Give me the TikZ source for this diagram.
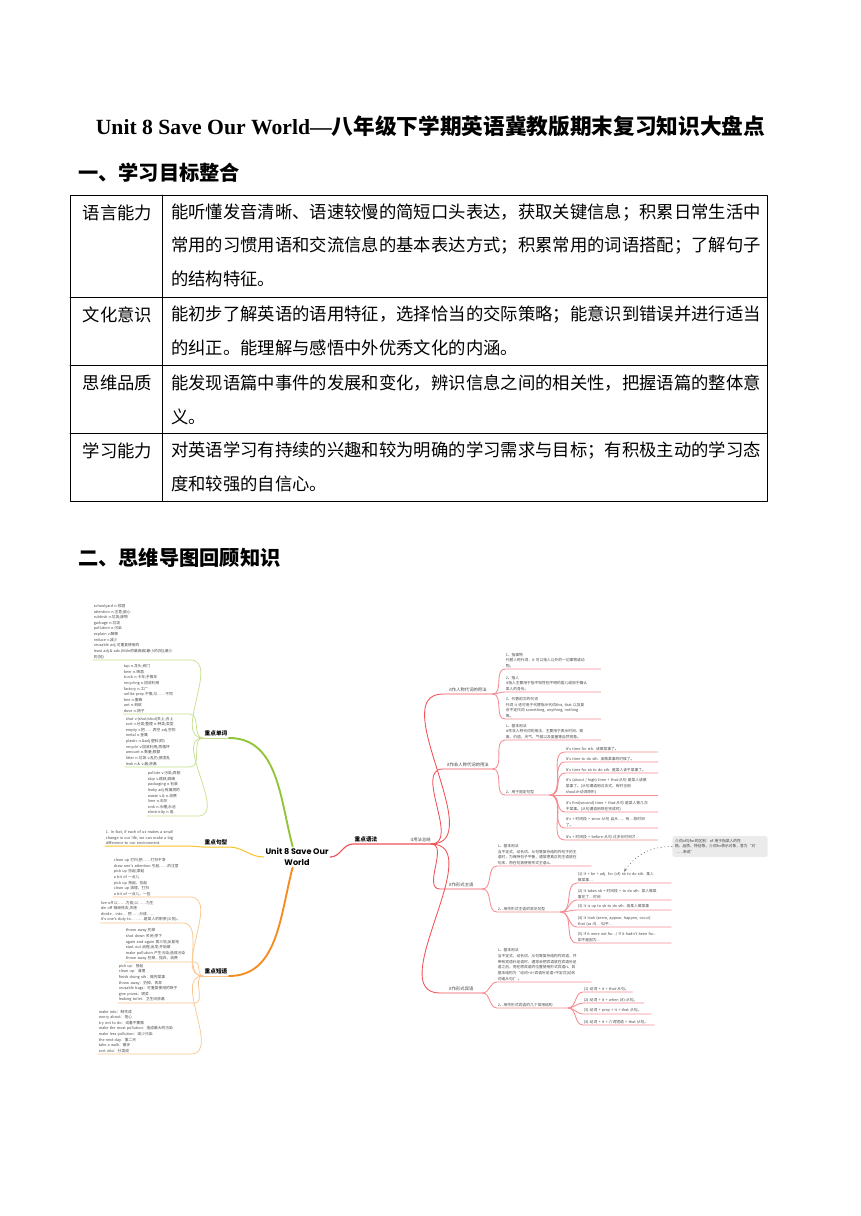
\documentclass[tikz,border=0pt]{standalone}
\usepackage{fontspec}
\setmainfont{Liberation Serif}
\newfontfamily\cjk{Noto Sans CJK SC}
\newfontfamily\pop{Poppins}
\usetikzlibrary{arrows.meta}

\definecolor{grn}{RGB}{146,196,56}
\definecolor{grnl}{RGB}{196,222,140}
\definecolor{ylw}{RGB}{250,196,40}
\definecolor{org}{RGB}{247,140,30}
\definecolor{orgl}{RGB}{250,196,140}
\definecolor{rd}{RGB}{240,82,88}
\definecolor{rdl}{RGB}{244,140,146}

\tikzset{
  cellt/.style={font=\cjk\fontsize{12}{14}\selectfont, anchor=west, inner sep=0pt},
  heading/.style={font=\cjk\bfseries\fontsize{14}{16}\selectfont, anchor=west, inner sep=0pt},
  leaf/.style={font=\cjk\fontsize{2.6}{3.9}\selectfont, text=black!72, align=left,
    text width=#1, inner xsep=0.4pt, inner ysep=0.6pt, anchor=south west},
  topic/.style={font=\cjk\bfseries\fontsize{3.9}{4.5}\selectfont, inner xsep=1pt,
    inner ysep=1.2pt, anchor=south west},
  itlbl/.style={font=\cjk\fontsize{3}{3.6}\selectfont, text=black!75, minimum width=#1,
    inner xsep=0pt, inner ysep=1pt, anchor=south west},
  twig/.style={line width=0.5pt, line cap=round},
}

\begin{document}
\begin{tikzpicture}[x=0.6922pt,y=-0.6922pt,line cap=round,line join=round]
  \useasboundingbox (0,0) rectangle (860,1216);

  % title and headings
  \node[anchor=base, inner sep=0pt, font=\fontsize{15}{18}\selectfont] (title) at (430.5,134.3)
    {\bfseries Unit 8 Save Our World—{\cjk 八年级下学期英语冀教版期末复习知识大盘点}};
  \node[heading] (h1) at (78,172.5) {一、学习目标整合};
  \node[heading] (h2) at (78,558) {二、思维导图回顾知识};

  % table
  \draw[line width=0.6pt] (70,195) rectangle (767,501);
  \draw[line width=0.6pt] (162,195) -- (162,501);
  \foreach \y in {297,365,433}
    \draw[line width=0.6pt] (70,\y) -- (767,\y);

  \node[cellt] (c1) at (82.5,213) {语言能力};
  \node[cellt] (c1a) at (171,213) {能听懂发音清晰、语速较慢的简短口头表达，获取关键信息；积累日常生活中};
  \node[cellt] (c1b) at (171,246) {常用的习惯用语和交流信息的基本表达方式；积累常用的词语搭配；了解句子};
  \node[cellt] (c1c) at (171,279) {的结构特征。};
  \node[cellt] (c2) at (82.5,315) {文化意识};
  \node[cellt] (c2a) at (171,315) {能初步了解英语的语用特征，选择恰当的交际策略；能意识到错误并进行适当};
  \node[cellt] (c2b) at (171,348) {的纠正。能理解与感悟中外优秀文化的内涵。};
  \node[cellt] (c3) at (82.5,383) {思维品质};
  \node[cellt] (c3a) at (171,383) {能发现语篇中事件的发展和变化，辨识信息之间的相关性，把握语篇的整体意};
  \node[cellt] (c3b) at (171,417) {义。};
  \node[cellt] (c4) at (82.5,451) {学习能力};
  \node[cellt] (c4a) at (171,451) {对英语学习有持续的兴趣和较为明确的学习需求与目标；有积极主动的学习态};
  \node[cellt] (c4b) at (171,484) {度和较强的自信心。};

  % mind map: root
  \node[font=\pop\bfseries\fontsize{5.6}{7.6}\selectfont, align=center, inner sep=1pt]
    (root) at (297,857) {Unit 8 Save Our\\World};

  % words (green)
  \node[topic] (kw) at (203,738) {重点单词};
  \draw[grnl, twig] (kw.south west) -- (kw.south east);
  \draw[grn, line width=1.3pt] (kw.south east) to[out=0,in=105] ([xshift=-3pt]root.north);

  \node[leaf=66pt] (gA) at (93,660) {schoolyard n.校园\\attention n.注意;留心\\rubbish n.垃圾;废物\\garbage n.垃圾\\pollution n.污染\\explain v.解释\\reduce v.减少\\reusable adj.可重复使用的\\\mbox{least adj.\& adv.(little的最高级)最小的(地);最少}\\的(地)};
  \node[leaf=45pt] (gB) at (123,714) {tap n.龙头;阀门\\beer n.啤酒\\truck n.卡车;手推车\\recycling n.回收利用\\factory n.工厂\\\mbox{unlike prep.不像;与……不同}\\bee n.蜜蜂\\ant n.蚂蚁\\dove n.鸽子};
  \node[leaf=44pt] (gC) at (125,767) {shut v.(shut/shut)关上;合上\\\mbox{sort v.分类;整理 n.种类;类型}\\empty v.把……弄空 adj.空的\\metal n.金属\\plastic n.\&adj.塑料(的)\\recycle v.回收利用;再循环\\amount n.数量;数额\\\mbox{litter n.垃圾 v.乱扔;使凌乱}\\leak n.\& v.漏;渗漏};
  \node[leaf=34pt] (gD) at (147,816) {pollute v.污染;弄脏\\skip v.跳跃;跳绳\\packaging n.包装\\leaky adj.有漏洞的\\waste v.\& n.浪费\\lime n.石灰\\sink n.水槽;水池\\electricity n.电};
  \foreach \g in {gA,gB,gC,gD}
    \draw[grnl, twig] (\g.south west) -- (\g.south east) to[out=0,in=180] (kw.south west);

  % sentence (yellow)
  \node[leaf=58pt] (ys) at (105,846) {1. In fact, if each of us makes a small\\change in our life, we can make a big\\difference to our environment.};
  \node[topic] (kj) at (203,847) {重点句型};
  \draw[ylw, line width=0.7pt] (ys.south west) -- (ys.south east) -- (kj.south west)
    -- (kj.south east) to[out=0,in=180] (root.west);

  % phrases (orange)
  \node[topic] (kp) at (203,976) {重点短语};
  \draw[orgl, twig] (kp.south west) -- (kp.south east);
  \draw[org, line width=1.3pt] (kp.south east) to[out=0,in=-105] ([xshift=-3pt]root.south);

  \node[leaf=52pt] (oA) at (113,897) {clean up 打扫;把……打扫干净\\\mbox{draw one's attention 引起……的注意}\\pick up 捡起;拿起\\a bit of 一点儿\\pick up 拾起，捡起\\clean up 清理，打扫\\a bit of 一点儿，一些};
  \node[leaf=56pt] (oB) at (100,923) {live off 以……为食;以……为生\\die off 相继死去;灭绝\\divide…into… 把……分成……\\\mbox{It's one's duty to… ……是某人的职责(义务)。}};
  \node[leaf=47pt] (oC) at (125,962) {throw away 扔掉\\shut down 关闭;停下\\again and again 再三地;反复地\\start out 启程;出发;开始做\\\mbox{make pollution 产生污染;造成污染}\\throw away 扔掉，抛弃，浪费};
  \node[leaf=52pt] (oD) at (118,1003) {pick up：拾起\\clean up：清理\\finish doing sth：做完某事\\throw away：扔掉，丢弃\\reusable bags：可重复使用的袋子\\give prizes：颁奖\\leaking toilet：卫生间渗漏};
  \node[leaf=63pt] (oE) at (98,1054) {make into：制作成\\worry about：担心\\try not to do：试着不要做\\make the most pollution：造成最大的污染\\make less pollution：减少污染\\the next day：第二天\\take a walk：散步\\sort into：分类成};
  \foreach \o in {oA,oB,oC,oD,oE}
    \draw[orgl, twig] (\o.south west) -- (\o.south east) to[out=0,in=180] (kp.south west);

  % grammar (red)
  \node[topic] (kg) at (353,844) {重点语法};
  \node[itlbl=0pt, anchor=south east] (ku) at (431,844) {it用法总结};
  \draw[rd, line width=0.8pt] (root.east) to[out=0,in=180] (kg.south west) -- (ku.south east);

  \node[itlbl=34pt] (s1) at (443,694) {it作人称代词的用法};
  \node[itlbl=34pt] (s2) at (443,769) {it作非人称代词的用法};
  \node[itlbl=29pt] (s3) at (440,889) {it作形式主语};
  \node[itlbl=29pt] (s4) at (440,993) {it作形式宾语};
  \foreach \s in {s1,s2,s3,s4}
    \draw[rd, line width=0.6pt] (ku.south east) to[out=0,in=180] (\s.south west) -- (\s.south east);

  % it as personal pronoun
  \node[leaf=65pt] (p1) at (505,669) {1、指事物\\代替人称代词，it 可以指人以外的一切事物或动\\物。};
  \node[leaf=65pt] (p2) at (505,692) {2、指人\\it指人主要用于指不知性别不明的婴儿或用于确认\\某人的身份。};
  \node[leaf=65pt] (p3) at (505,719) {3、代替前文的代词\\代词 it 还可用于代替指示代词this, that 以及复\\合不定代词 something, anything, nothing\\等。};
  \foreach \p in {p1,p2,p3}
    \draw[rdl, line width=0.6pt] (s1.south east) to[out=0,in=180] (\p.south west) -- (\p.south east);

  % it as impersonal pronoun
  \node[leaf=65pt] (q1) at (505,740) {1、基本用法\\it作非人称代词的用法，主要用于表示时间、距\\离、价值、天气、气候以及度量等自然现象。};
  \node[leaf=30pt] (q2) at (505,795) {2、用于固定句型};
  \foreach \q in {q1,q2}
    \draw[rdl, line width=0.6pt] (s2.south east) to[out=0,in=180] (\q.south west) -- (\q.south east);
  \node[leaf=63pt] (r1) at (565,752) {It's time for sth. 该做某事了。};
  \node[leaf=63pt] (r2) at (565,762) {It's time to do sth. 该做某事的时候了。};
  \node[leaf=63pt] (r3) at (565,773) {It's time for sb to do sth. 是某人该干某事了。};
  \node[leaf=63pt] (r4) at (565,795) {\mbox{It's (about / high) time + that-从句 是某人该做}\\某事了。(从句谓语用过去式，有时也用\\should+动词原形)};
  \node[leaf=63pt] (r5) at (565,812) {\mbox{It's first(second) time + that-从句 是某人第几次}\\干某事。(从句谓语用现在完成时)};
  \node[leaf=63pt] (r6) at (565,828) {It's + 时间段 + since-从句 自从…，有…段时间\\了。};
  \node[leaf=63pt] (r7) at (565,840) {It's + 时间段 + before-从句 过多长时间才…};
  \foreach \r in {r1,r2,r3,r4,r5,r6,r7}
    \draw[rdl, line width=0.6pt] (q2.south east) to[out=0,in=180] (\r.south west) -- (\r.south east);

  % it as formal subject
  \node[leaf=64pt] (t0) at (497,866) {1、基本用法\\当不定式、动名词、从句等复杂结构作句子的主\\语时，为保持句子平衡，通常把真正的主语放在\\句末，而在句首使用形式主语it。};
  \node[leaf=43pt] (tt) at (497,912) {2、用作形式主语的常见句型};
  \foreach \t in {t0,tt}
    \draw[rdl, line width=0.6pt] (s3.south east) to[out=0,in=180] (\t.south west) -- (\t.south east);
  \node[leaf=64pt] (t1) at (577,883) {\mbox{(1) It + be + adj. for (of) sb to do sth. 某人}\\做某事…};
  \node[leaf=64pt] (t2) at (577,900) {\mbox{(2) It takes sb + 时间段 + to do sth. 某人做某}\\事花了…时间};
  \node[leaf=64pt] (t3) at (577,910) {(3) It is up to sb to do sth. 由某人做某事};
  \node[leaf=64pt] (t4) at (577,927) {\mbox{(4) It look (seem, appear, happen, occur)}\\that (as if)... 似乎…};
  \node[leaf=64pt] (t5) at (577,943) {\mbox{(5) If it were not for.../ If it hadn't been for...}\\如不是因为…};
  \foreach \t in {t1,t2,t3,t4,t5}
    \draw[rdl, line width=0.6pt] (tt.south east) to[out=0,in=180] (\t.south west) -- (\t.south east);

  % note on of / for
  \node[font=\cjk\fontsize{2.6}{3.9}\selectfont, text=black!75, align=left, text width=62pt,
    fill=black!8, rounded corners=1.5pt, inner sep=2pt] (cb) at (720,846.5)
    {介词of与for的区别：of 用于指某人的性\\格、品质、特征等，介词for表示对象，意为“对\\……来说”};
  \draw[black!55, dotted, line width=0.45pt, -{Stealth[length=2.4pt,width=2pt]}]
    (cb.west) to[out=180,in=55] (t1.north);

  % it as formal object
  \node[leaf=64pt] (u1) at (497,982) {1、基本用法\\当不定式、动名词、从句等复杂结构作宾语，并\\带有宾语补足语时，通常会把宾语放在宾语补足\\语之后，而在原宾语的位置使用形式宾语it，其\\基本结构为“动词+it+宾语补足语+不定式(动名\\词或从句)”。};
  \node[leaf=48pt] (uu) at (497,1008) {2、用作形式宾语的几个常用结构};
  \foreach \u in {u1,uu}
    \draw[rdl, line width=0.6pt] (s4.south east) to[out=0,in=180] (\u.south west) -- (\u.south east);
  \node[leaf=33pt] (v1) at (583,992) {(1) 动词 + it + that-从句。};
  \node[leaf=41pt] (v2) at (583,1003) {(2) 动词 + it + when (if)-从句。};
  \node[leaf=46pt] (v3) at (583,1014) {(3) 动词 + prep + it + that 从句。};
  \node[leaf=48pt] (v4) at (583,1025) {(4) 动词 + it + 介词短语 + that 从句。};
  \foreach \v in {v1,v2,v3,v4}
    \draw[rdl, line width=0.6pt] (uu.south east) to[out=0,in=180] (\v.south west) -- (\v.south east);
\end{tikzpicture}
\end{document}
==
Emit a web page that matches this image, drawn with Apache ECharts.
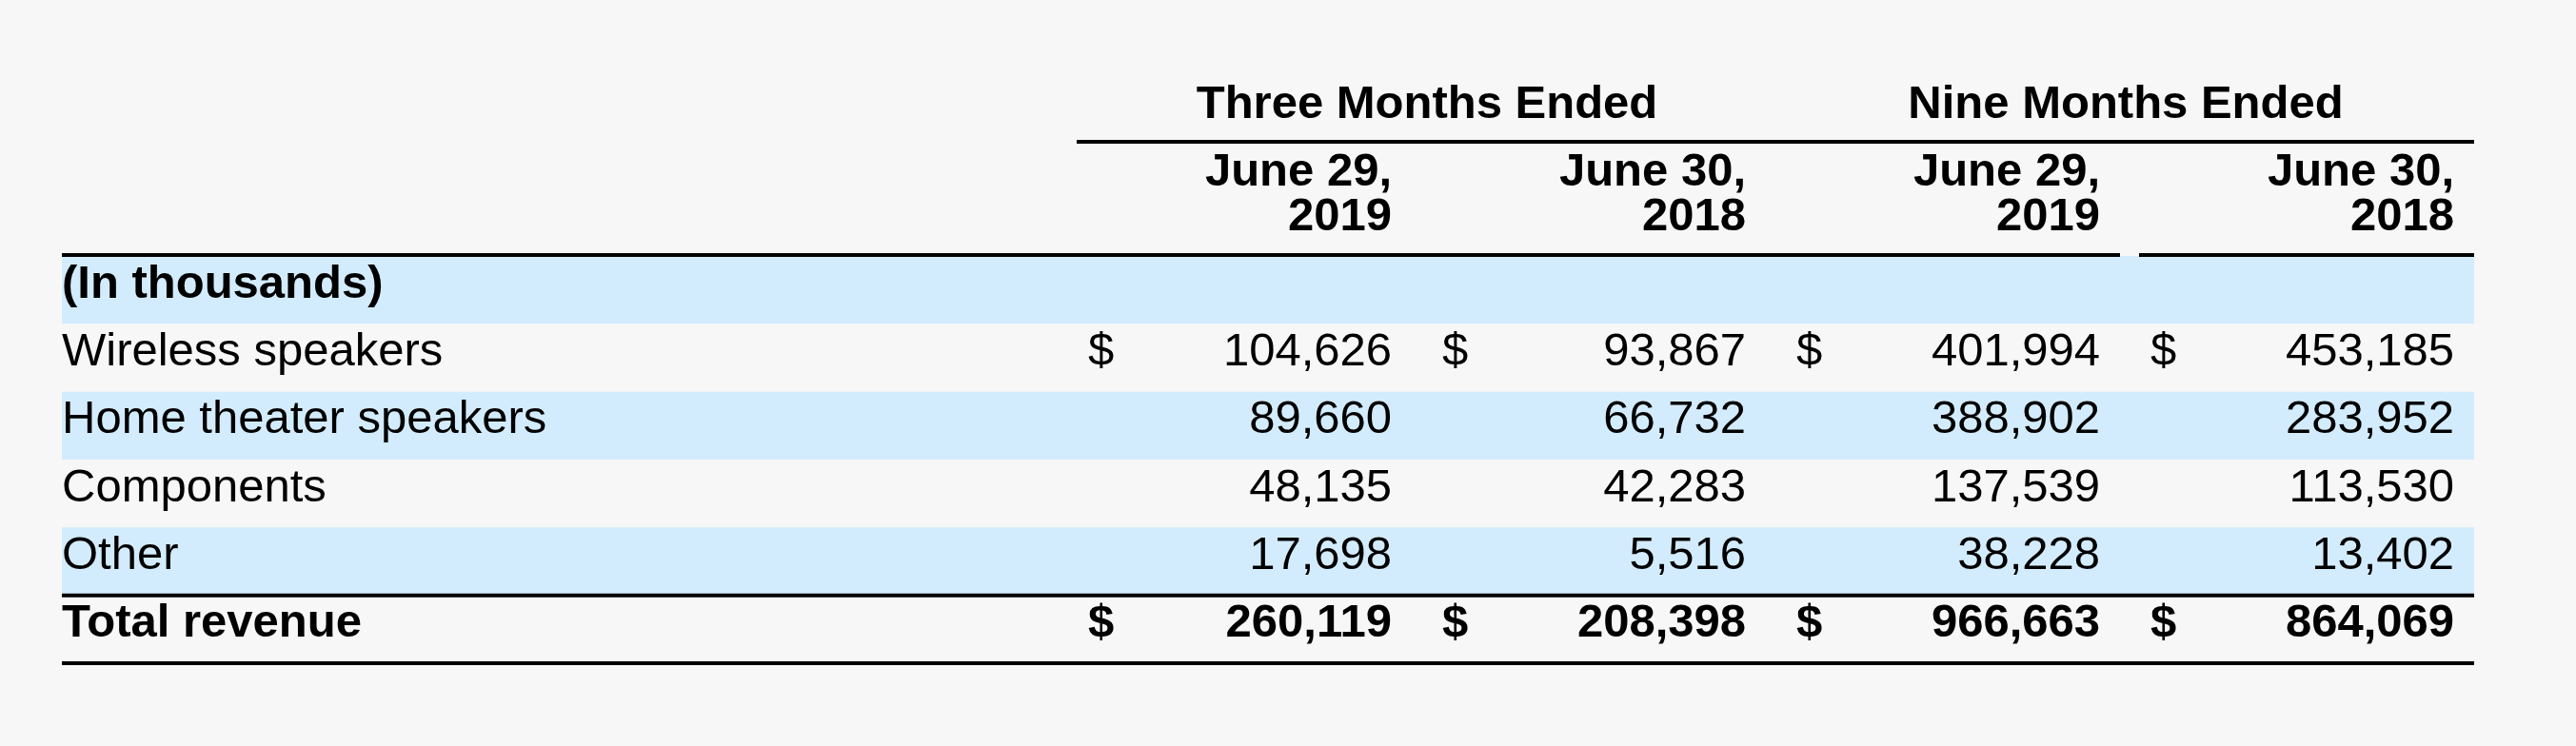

* PROBLEM DETAILS *
Find the word "that" in the entries, and copy every line it shows up in.

* RESPONSE TO THE EXERCISE *
  \node[leaf=65pt] (p3) at (505,719) {3、代替前文的代词\\代词 it 还可用于代替指示代词this, that 以及复\\合不定代词 something, anything, nothing\\等。};
  \node[leaf=63pt] (r4) at (565,795) {\mbox{It's (about / high) time + that-从句 是某人该做}\\某事了。(从句谓语用过去式，有时也用\\should+动词原形)};
  \node[leaf=63pt] (r5) at (565,812) {\mbox{It's first(second) time + that-从句 是某人第几次}\\干某事。(从句谓语用现在完成时)};
  \node[leaf=64pt] (t4) at (577,927) {\mbox{(4) It look (seem, appear, happen, occur)}\\that (as if)... 似乎…};
  \node[leaf=33pt] (v1) at (583,992) {(1) 动词 + it + that-从句。};
  \node[leaf=46pt] (v3) at (583,1014) {(3) 动词 + prep + it + that 从句。};
  \node[leaf=48pt] (v4) at (583,1025) {(4) 动词 + it + 介词短语 + that 从句。};
Emit a web page that matches this image, drawn with Apache ECharts.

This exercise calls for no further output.